-- begin Information provided --

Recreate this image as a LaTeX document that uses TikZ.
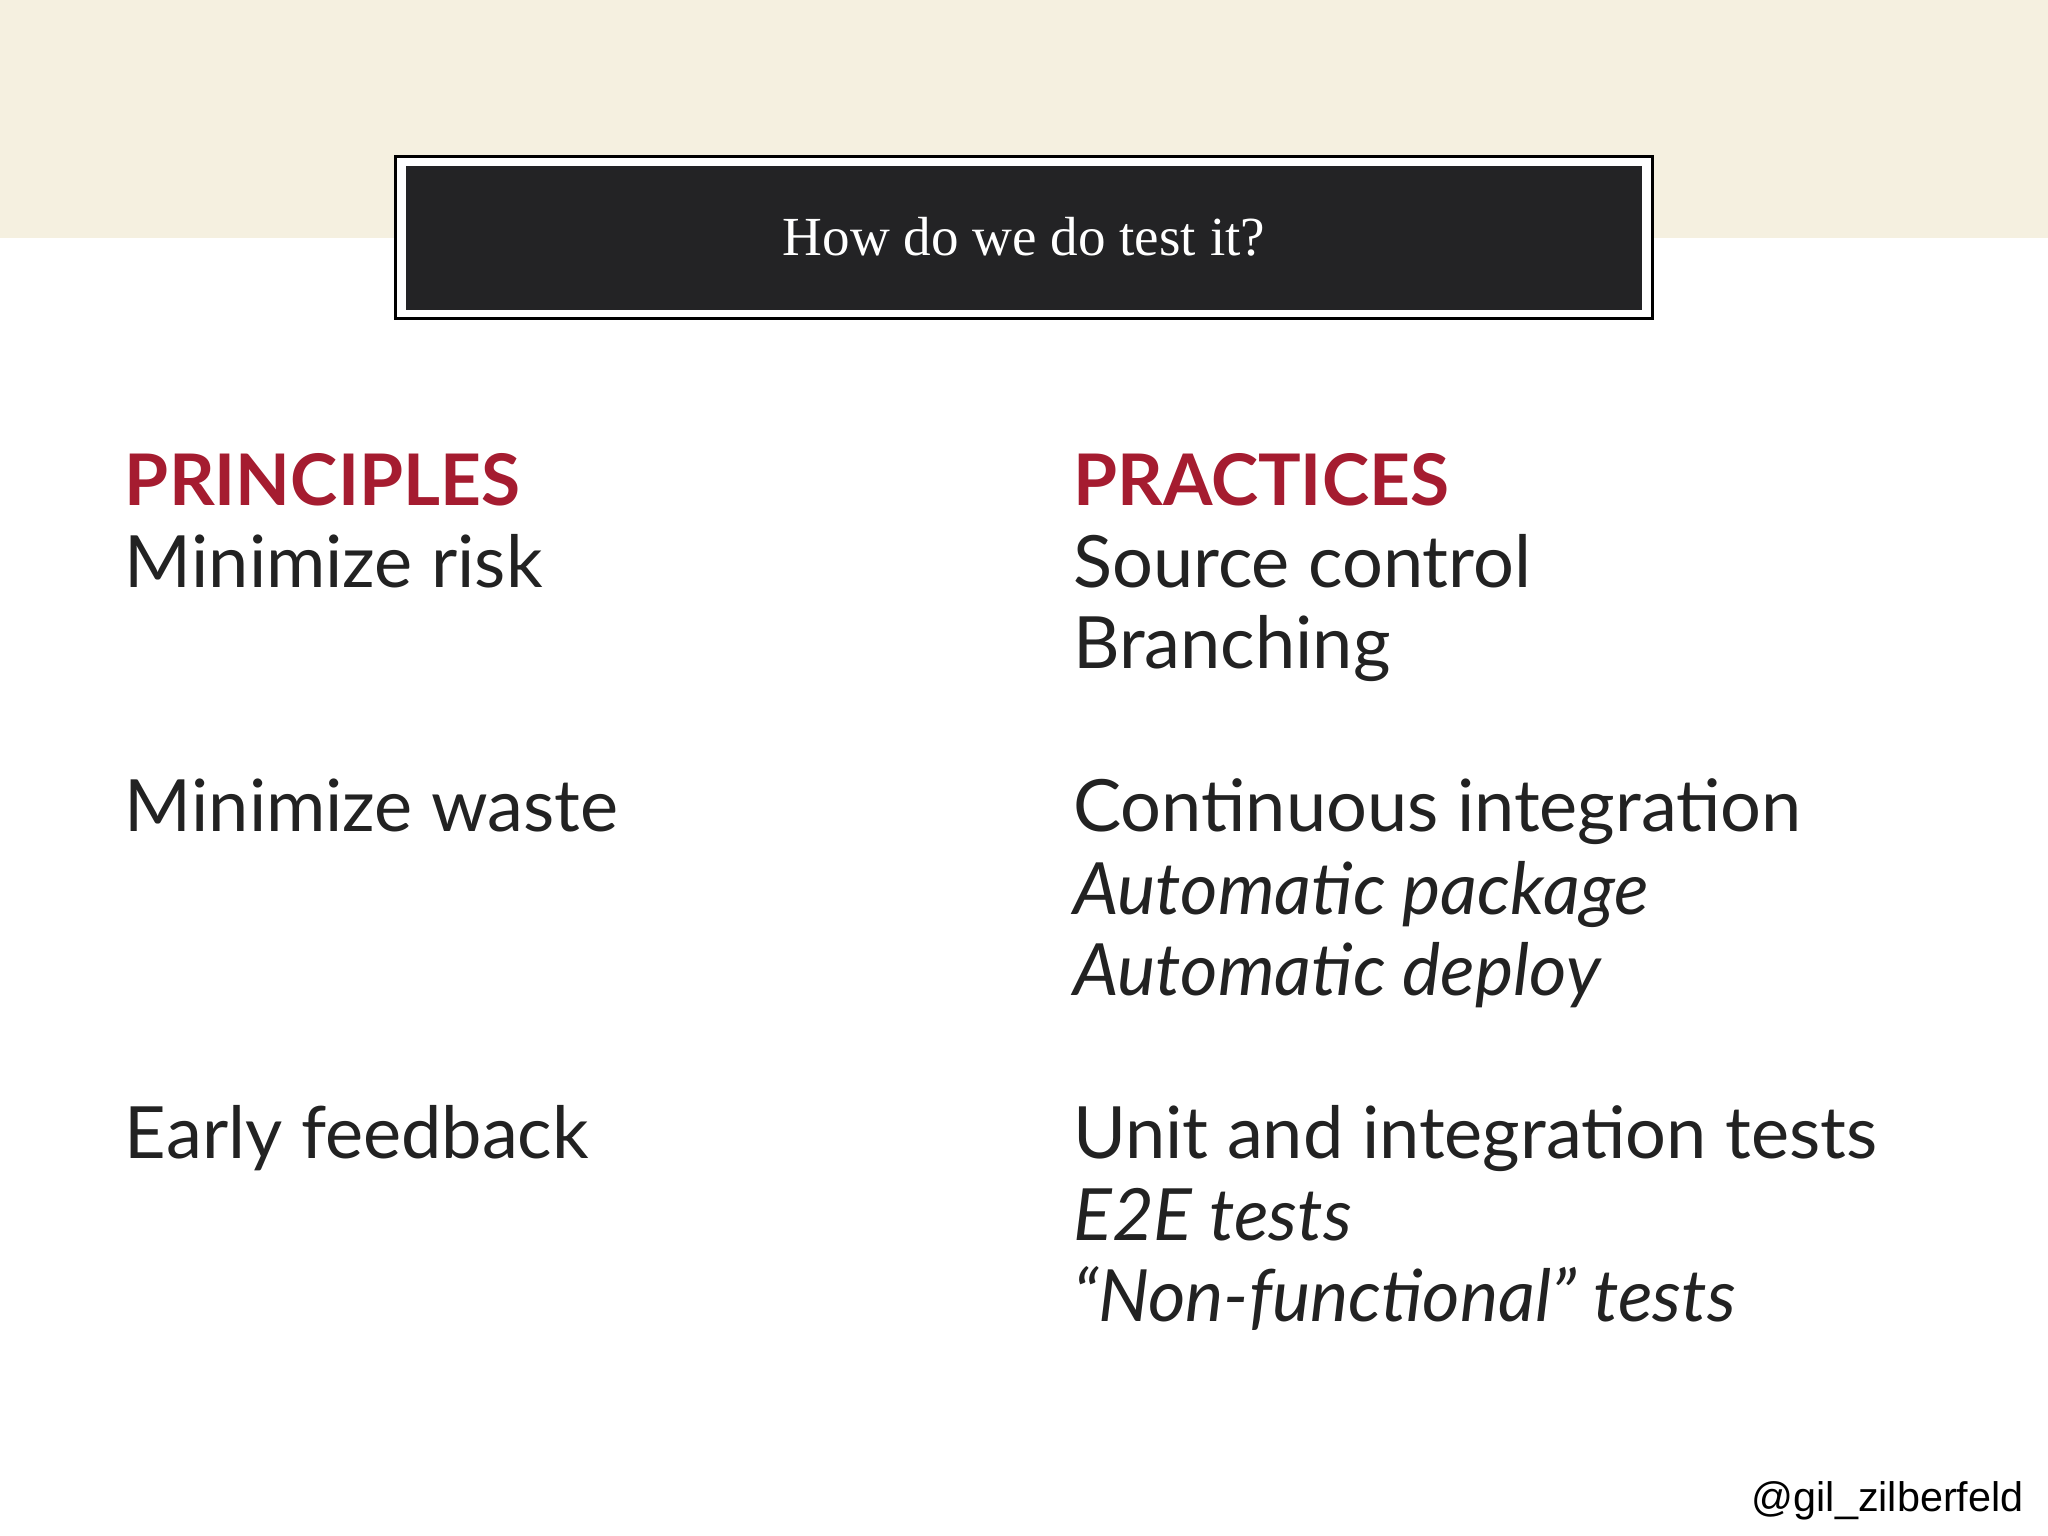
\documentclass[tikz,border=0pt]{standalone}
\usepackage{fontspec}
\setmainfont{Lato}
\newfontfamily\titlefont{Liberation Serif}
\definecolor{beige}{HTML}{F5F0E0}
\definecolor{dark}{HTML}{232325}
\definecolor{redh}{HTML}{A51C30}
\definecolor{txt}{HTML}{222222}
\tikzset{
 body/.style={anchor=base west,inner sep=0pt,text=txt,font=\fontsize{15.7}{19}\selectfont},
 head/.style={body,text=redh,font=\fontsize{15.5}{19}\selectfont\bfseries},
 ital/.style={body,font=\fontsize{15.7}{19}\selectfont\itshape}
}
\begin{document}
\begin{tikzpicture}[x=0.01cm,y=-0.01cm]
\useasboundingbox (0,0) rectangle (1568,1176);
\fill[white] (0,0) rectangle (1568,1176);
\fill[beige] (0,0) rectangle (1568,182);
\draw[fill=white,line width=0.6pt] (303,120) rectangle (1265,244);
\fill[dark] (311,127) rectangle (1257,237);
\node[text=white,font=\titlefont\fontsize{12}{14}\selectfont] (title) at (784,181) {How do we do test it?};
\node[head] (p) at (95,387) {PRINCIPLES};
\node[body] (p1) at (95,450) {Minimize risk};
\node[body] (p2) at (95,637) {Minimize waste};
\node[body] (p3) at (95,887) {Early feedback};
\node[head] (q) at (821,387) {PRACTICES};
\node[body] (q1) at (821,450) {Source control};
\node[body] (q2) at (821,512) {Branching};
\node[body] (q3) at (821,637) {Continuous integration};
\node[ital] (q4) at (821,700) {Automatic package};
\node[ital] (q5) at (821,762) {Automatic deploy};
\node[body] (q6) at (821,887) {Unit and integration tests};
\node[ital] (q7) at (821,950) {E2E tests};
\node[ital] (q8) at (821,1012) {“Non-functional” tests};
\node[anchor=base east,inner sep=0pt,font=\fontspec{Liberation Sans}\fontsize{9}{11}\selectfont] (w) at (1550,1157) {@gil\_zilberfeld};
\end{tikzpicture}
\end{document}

-- end Information provided --

Goal -> Without the pictures, copy the material exactly as given.

Reply to the task ->
Recreate this image as a LaTeX document that uses TikZ.
\documentclass[tikz,border=0pt]{standalone}
\usepackage{fontspec}
\setmainfont{Lato}
\newfontfamily\titlefont{Liberation Serif}
\definecolor{beige}{HTML}{F5F0E0}
\definecolor{dark}{HTML}{232325}
\definecolor{redh}{HTML}{A51C30}
\definecolor{txt}{HTML}{222222}
\tikzset{
 body/.style={anchor=base west,inner sep=0pt,text=txt,font=\fontsize{15.7}{19}\selectfont},
 head/.style={body,text=redh,font=\fontsize{15.5}{19}\selectfont\bfseries},
 ital/.style={body,font=\fontsize{15.7}{19}\selectfont\itshape}
}
\begin{document}
\begin{tikzpicture}[x=0.01cm,y=-0.01cm]
\useasboundingbox (0,0) rectangle (1568,1176);
\fill[white] (0,0) rectangle (1568,1176);
\fill[beige] (0,0) rectangle (1568,182);
\draw[fill=white,line width=0.6pt] (303,120) rectangle (1265,244);
\fill[dark] (311,127) rectangle (1257,237);
\node[text=white,font=\titlefont\fontsize{12}{14}\selectfont] (title) at (784,181) {How do we do test it?};
\node[head] (p) at (95,387) {PRINCIPLES};
\node[body] (p1) at (95,450) {Minimize risk};
\node[body] (p2) at (95,637) {Minimize waste};
\node[body] (p3) at (95,887) {Early feedback};
\node[head] (q) at (821,387) {PRACTICES};
\node[body] (q1) at (821,450) {Source control};
\node[body] (q2) at (821,512) {Branching};
\node[body] (q3) at (821,637) {Continuous integration};
\node[ital] (q4) at (821,700) {Automatic package};
\node[ital] (q5) at (821,762) {Automatic deploy};
\node[body] (q6) at (821,887) {Unit and integration tests};
\node[ital] (q7) at (821,950) {E2E tests};
\node[ital] (q8) at (821,1012) {“Non-functional” tests};
\node[anchor=base east,inner sep=0pt,font=\fontspec{Liberation Sans}\fontsize{9}{11}\selectfont] (w) at (1550,1157) {@gil\_zilberfeld};
\end{tikzpicture}
\end{document}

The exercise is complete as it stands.